We are truly in the age of the customer is king. With technology an integral part of our lives, the connected world means that consumers can interact with us at any time, from anywhere, and expect the same experience, no matter how they chose to communicate. This brings great opportunities for organisations. Purchase decisions can happen instantaneously with the process of choosing, paying for and receiving an item or service taking just seconds. Equally, the decision not to choose a product or service can take just as little time.
If a consumer’s first interaction with an organisation is negative, then you can be sure there are plenty of alternatives available, instantly. So, the connected way we live our lives today can have both upsides and downsides for us as providers of products or services. Making sure that the first interaction creates a positive experience becomes increasingly critical in this highly competitive marketplace.
Organisations can spend many thousands training staff to ensure the customer journey measures up and consumers become advocates for their respective businesses. Look at some of the organisations that are synonymous for service and customer experience, Amazon, John Lewis and Virgin Atlantic for example. Not all organisations have the resources available to invest in customer journey management that some of these bigger brands enjoy. They need to be smart, and look at how the connected world and the technology we often take for granted can help ensure they deliver outstanding service, and guarantee their customers come back again and again.
In the contact centre, for example, advisors handle many different types of customer interaction; from a question about a purchase through to more complex conversations such as financial advice. You will all have heard the standard recorded message ‘your call will be recorded for training purposes’, but how can the vast bank of information collected really help to improve the experience you have in your interactions today? And do all organisations really review every recording to see what could have been done better?
Well, the answer is surely no. If they did, they would need enormous quality teams to review and report on the call outcomes and generate strategies for improvement. So how can they effectively use this information to help ensure their customer experience measures up without manually reviewing every interaction?
The answer goes back to how they use the technology that enables them to run their businesses more effectively. The increasing adoption of cloud technology in contact centres to manage customer interactions has infinite possibilities when it comes to enabling an organisation to delight customers. Increasing use of speech and interaction analytics has made it much simpler and more cost effective for organisations to manage their customer experience across all communication channels. But analytics cost, don’t they? And the complexity is beyond most small and medium sized organisations, right?
It’s a widely-held belief that speech analytics are expensive and complicated to integrate, which is why adoption hasn’t been as fast as expected. But this couldn’t be further from the truth. Cloud technology used for handling customer interactions automatically captures 100% of the data from every contact made and simply integrates with cloud based interaction analytics providers such as CallMiner’s Eureka.

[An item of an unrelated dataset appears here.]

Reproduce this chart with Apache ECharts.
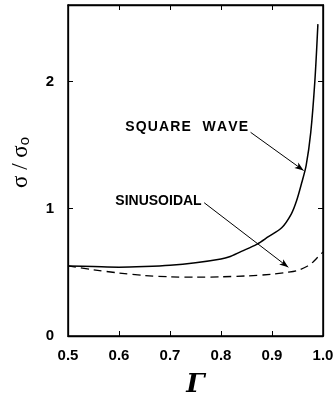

As a provider of cloud contact services for clients for over a decade, we’ve made it our business to understand what our clients need to deliver the service and support that their customers expect. We’ve seen an increasing desire among the users of our cloud solutions to be able to utilise the data we capture for them in a more effective way, to help them improve their customer offering. We know that they use the call recording data we capture for their own quality processes and of course, very importantly for compliance, so we talked to our clients about how we could make this simpler and more effective for them. Interaction analytics was the answer.
Integrating speech analytics with our cloud platform to provide a single solution for clients meant that much of the development work and cost involved to deploy analytics was born by us. The flexibility and scalability of cloud based solutions mean that its possible for clients to simply pay for the hours and minutes they use. It also means that analytics can be up and running within a matter of weeks, and without tying up internal IT resources during implementation.
With interaction analytics delivered over the cloud, what historically could have been a complex integration with significant Opex implications is now well within the grasp of many SMEs. In practice, that means smaller organisations can improve contact centre performance by analysing all interactions for all agents, rather than implementing strategies for improvement based on a small sample of calls.
The benefits of interaction analytics go beyond performance monitoring, they can help an organisation improve efficiency in a number of ways.
- Identifying the optimal path for customer interactions so that best practice can be shared across wider teams
- Recognising best practice and agent strengths so that not only can the skills of individual agents be matched to tasks but also the performance of the whole team can be raised
- Introducing a competitive spirit amongst agents by providing each agent with their own dashboard that anonymously compares their performance with best-performing agents
- Enabling contact centre managers to become more effective by switching their time from listening to a small sample of calls to identifying and delivering more targeted and intelligent coaching
- Ensuring FCA compliance very simply by providing access to all interactions
The simple fact is, with cloud based implementation and the infinite flexibility this brings, deploying analytics in even the smallest customer management teams can bring significant benefits, and no longer needs to cost the earth. So if you’ve ruled it out in the past, perhaps it’s time to think again.